Which means that someone out there actually thinks that I holed myself up in my parents’ basement (note: my parents don’t even have a basement as this isn’t Kansas, it’s California, we just have sturdy door frames) and tried to sort all my shit out during one calendar day, so that I could use the other 364 to live a fuller and more meaningful existence. During which time I may or may not have been swigging from a carton of quinoa, counting how many times the word ‘secret’ appeared in The Secret’s table of contents, and declaring that Googling Eckhart Tolle and gazing into his eyes is essentially nirvana. (Well, that last bit really did happen, have you seen those baby blues??)

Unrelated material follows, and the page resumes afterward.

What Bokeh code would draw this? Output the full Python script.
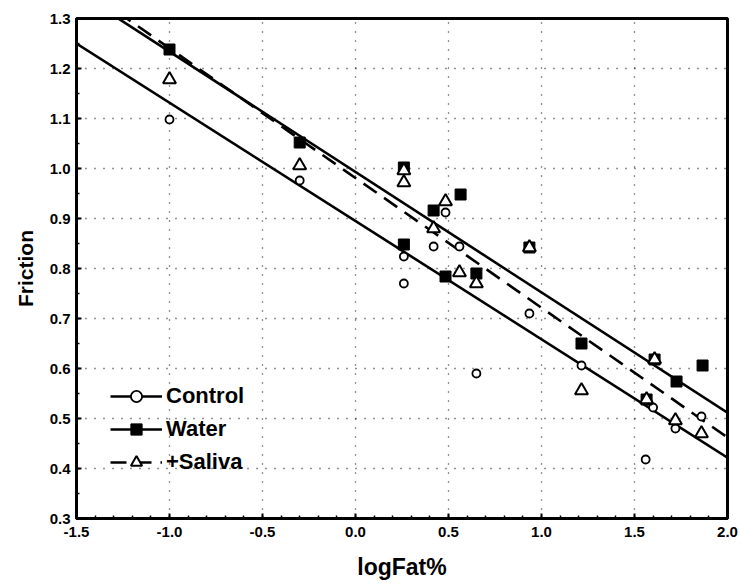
from bokeh.plotting import figure
from bokeh.embed import file_html
from bokeh.resources import INLINE
from bokeh.models import Legend, LegendItem, FixedTicker, Range1d
import numpy as np

# ---- data ----
control_x = [-1.0, -0.30, 0.26, 0.26, 0.42, 0.484, 0.559, 0.65, 0.935, 1.215, 1.56, 1.60, 1.72, 1.86]
control_y = [1.098, 0.976, 0.824, 0.770, 0.844, 0.912, 0.844, 0.590, 0.710, 0.606, 0.418, 0.522, 0.480, 0.504]

water_x = [-1.0, -0.30, 0.26, 0.26, 0.42, 0.484, 0.565, 0.65, 0.935, 1.215, 1.565, 1.608, 1.726, 1.866]
water_y = [1.238, 1.052, 1.002, 0.848, 0.916, 0.784, 0.948, 0.790, 0.842, 0.650, 0.538, 0.618, 0.574, 0.606]

saliva_x = [-1.0, -0.30, 0.26, 0.26, 0.42, 0.484, 0.559, 0.65, 0.935, 1.215, 1.565, 1.608, 1.72, 1.86]
saliva_y = [1.178, 1.006, 0.996, 0.972, 0.880, 0.934, 0.792, 0.770, 0.842, 0.556, 0.538, 0.618, 0.496, 0.470]

# regression lines (intercept, slope)
fit_names = ["Control", "Water", "+Saliva"]
fit_intercept = [0.895, 0.993, 0.981]
fit_slope = [-0.2366, -0.2407, -0.2595]

x_ticks = [-1.5, -1.0, -0.5, 0.0, 0.5, 1.0, 1.5, 2.0]
y_ticks = [0.3, 0.4, 0.5, 0.6, 0.7, 0.8, 0.9, 1.0, 1.1, 1.2, 1.3]

FONT = "Liberation Sans Narrow, Liberation Sans, Arial, sans-serif"

p = figure(width=741, height=587, output_backend="svg", toolbar_location=None,
           x_range=Range1d(-1.5, 2.0), y_range=Range1d(0.3, 1.3),
           min_border_left=76, min_border_right=14, min_border_top=18, min_border_bottom=69)

p.background_fill_color = "white"
p.border_fill_color = "white"
p.outline_line_color = "black"
p.outline_line_width = 3
p.outline_line_alpha = 1

for ax in (p.xaxis[0], p.yaxis[0]):
    ax.axis_line_color = "black"
    ax.axis_line_width = 3
    ax.major_tick_in = 5
    ax.major_tick_out = 0
    ax.minor_tick_in = 3
    ax.minor_tick_out = 0
    ax.major_tick_line_width = 2
    ax.minor_tick_line_width = 1.5
    ax.major_label_text_font = FONT
    ax.major_label_text_font_style = "bold"
    ax.major_label_text_font_size = "15px"
    ax.major_label_text_color = "black"
    ax.axis_label_text_font = FONT
    ax.axis_label_text_font_style = "bold"
    ax.axis_label_text_color = "black"

p.xaxis.ticker = FixedTicker(ticks=x_ticks, minor_ticks=[round(v, 2) for v in np.arange(-1.5, 2.01, 0.1)])
p.yaxis.ticker = FixedTicker(ticks=y_ticks, minor_ticks=[round(v, 3) for v in np.arange(0.3, 1.31, 0.05)])
p.xaxis.major_label_overrides = {v: f"{v:.1f}" for v in x_ticks}
p.yaxis.major_label_overrides = {v: f"{v:.1f}" for v in y_ticks}
p.xaxis.major_label_standoff = 8
p.yaxis.major_label_standoff = 6

p.xaxis.axis_label = "logFat%"
p.xaxis.axis_label_text_font_size = "23px"
p.xaxis.axis_label_standoff = 14
p.yaxis.axis_label = "Friction"
p.yaxis.axis_label_text_font_size = "21px"
p.yaxis.axis_label_standoff = 10

for g in (p.xgrid[0], p.ygrid[0]):
    g.grid_line_color = "black"
    g.grid_line_width = 1.3
    g.grid_line_dash = "1 8"
    g.grid_line_alpha = 0.85

# regression lines
xs_line = [-1.5, 2.0]
dashes = ["solid", "solid", "16 9"]
line_r = []
for name, b, m, d in zip(fit_names, fit_intercept, fit_slope, dashes):
    ys = [b + m * x for x in xs_line]
    r = p.line(xs_line, ys, line_color="black", line_width=2.6, line_dash=d)
    line_r.append(r)

# points
r_c = p.scatter(control_x, control_y, marker="circle", size=8, fill_color="white",
                line_color="black", line_width=1.8)
r_w = p.scatter(water_x, water_y, marker="square", size=11, fill_color="black",
                line_color="black", line_width=1)
r_s = p.scatter(saliva_x, saliva_y, marker="triangle", size=13, fill_color="white",
                line_color="black", line_width=2)

legend = Legend(items=[
    LegendItem(label="Control", renderers=[line_r[0], r_c]),
    LegendItem(label="Water", renderers=[line_r[1], r_w]),
    LegendItem(label="+Saliva", renderers=[line_r[2], r_s]),
], location=(30, 38))
legend.background_fill_alpha = 0
legend.border_line_alpha = 0
legend.label_text_font = FONT
legend.label_text_font_style = "bold"
legend.label_text_font_size = "22px"
legend.label_text_color = "black"
legend.glyph_width = 52
legend.glyph_height = 28
legend.label_height = 28
legend.spacing = 5
legend.padding = 4
legend.margin = 0
legend.label_standoff = 4
p.add_layout(legend, "center")

open("out.html", "w").write(file_html(p, INLINE))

And even though it really was a lovely rejection letter indeed—two of the three sentences had exclamation marks on the end, and they asked me to please submit again—it still stings. And I still cried. (But that’s not saying much, a few weeks ago I bawled my eyes out when the quote on my tea bag told me to practice more self compassion. It was just *sob* so *sob* right! *sob*)
I didn’t cry at the actual rejection letter, I just talked to my cat in a solemn voice and reassured her that I had just asked the abyss for emails, I hadn’t specified positive emails from people who love my work and want to publish it.
After which I instinctively Googled ‘Meg Cabot rejection letters,’ and that’s when I cried. I found a piece she’d written called ‘My First Sale’ about her two years of rejection letters from agents almost daily (except for Sundays or major holidays, when there was no mail delivery). Meg kept them all in a U.S. postal mail bag tucked away under her bed so that when she got published she could
a) sneer at everyone who’d rejected her
b) show the bag to school kids and tell them never to give up on their dreams
Fast forward to the modern day princess/paranormal guru, and she says the bag is way too heavy to carry, so she can’t actually take it to schools (although she does go to schools and tell kids to never give up on their dreams), and she’s never sneered at any of the people who rejected her, because sneering isn’t very princessy.
But I don’t write about princesses, so I don’t have to worry about that. I’ll write about ninjas, or killer sharks or something that doesn’t have issues with sneering, and I’ll sneer away. And if I rationalize hard enough, I just may be able to justify a cheeky forklift purchase to haul all my letters from school to school.
I printed out the rejection email, and pinned it to my wall. I’m sure I’ll run out of wall space soon, and will opt for stacking them in a corner. Until they outgrow their corner and migrate to the garage. And I’ve no doubt one day they’ll rival Sarah Cynthia Sylvia Stout’s garbage mound.
But for now my sole letter sits pinned, temporarily lonely, making eye contact as I type. Reminding me to be grateful that someone wrote back, and that no, my email’s not just broken when it comes to editors.